One way of ensuring that quality is by law. Germany has had the Reinheitsgebot, which dates to 1487, guarantees the purity of their beer. Apparently, the Reinheitsgebot was actually created to ensure the availability of other ingredients for making bread, but over the centuries, it has become synonymous with high quality German beer.

The worldwide sale of beer is now a multi-billion dollar industry and dominated by very large conglomerates, such as AB InBev, the company that owns such global brands as Beck’s, Kirin, Corona and Budweiser. (The AB in the company’s name stands for Anheuser-Busch).

Branding and marketing of these products is very important, as the beer market place is becoming ever more crowded. So it was not surprising that a customer who purchased a Beck’s was upset when he realized that his Beck’s German beer was “imported from Missouri.”
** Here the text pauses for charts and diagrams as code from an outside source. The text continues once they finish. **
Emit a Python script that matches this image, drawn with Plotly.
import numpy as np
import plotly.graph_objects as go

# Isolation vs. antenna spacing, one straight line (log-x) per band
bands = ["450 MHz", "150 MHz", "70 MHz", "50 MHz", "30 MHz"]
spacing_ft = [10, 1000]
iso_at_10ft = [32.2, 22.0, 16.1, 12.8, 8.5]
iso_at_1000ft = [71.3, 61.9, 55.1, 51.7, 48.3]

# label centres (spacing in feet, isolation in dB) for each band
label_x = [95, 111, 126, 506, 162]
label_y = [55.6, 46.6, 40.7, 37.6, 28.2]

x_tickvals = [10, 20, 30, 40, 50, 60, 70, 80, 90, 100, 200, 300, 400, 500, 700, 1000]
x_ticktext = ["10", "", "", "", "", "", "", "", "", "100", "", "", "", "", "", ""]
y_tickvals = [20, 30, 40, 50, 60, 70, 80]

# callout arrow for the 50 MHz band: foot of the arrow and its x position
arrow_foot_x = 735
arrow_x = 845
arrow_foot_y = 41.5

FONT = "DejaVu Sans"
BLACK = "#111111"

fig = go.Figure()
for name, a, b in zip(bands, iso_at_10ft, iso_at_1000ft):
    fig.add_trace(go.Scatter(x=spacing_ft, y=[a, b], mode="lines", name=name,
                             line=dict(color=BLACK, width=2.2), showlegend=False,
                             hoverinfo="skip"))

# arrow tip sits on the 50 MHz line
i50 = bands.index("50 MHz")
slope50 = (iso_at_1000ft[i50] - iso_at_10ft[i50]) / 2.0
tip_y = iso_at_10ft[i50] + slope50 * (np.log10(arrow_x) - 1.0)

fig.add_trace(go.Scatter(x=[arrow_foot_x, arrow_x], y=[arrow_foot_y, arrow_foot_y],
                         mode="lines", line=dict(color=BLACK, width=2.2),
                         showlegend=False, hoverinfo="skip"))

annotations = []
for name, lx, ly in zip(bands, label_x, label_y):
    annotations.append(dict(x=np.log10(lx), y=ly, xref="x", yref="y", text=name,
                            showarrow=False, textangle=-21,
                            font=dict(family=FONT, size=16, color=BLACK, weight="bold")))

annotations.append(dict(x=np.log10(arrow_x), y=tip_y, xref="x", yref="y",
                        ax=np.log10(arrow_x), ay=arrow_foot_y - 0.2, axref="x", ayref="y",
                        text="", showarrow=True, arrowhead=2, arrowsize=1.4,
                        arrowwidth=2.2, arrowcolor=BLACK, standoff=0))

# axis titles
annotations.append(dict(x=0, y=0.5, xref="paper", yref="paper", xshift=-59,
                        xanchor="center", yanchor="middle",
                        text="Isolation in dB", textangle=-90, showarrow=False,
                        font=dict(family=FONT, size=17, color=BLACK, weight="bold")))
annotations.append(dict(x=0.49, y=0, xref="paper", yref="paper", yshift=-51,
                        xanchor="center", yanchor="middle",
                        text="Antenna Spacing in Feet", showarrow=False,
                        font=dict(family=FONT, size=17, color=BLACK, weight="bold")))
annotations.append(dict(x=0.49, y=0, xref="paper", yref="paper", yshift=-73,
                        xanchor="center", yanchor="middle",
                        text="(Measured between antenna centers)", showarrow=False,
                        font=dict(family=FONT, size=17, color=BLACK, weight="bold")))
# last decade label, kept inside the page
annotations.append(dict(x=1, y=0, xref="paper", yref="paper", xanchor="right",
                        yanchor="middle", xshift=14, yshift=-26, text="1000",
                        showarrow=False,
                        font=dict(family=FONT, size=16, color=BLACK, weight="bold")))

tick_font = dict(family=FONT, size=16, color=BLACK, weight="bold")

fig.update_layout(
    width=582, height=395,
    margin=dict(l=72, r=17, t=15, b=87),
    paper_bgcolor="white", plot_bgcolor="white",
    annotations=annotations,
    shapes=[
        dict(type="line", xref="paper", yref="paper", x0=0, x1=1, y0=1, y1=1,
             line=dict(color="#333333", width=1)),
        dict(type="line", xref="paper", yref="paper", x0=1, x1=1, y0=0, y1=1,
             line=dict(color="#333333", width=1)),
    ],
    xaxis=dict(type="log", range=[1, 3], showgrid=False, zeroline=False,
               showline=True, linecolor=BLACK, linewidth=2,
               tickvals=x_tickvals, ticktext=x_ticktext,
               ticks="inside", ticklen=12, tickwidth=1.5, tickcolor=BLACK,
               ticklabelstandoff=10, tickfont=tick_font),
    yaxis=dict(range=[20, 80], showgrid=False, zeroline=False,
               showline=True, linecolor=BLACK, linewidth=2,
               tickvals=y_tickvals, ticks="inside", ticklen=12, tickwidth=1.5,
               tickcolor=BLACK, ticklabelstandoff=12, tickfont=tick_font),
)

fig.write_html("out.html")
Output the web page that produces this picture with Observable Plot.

He sued in a class action, and won. Beck’s purchasers who kept their receipts can obtain 10 cents per bottle, up to $50, while others with receipts can obtain $12. More important, AB InBev will have to properly label the Beck’s brand to indicate where the beer was brewed. This is another example of how class action litigation works to regulate areas where government regulation and enforcement is lacking or inadequate.

Misrepresentation like this becomes easier when large corporations own many labels and brands and can divorce the brand from its country of origin. They do this in order to save shipping costs, and in some cases, lower the cost of production by using cheaper domestic substitutes in those domestically produced products.